Source
The Heath with a Movie Organ: The Film The Heath is Green
For a few moments in this film, you might think it does justice to the beauty and melancholy of the heathlands. There are occasional images that, even in color, give you a sense of its darksome allure, its expanse, its solitude. But then the postcard kitsch starts, the movie organ begins to wail, and that is that for the pleasant vision. In the opening credits, the names cleverly appear as if whittled in birchwood; and after all, what would the heath be without Hermann Löns!
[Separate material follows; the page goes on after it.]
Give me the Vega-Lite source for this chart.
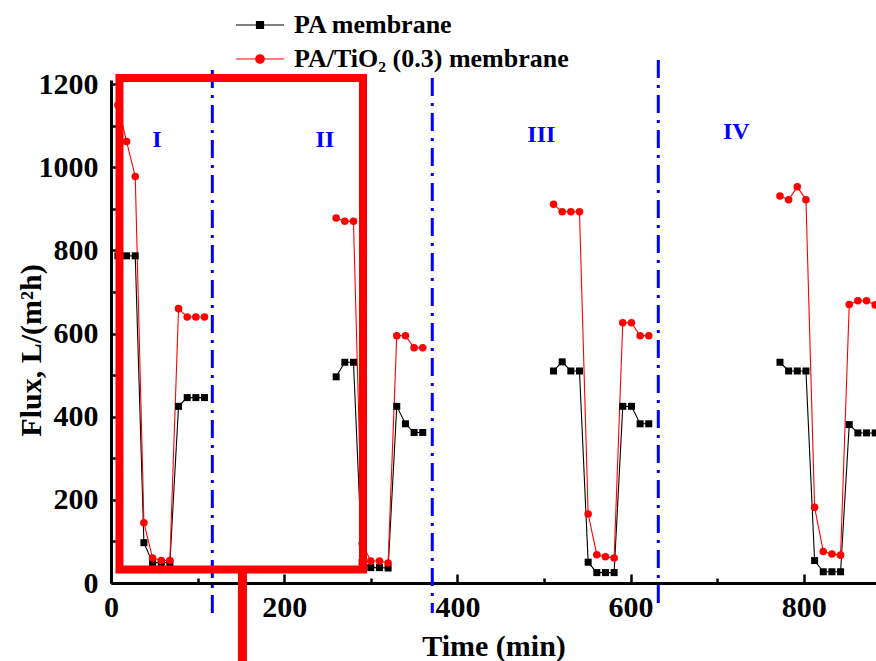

He is deployed zealously to the strumming of a guitar—it’s impossible to get The Heath is Green and Rosemarie, for whom my heart cried for seven years, out of one’s head. There are folk fairs with traditional costumes, and even displaced persons play a role—allowed to sing a song from the Sudetes Mountains. The script handles everything with speed and enthusiasm— the displaced landowner’s yearning for his property, the passion for hunting that turns him into a poacher, and, along the way, the entire knotty problem of refugees, dealt with summarily. That the whole thing is dished up with “heartache” and singsong (most delightful are the three vagabonds who also feature) is what makes it so annoying—but as experience tells us, probably only to a few. The masses will, as usual, be moved to see their favorites again—Willy Fritsch and Rudolf Prack, Sonja Ziemann, Maria Holst, Otto Gebühr, Hans Richter, Ernst Waldow and whatever the rest of them are called. (Director: Hans Deppe.) What else could you want? It’s all so lovely!
Source of original German text: “Heide mit Kino-Orgel: Der Film ‘Grün ist die Heide’,” Frankfurter Allgemeine Zeitung, November 19, 1951, p. 4.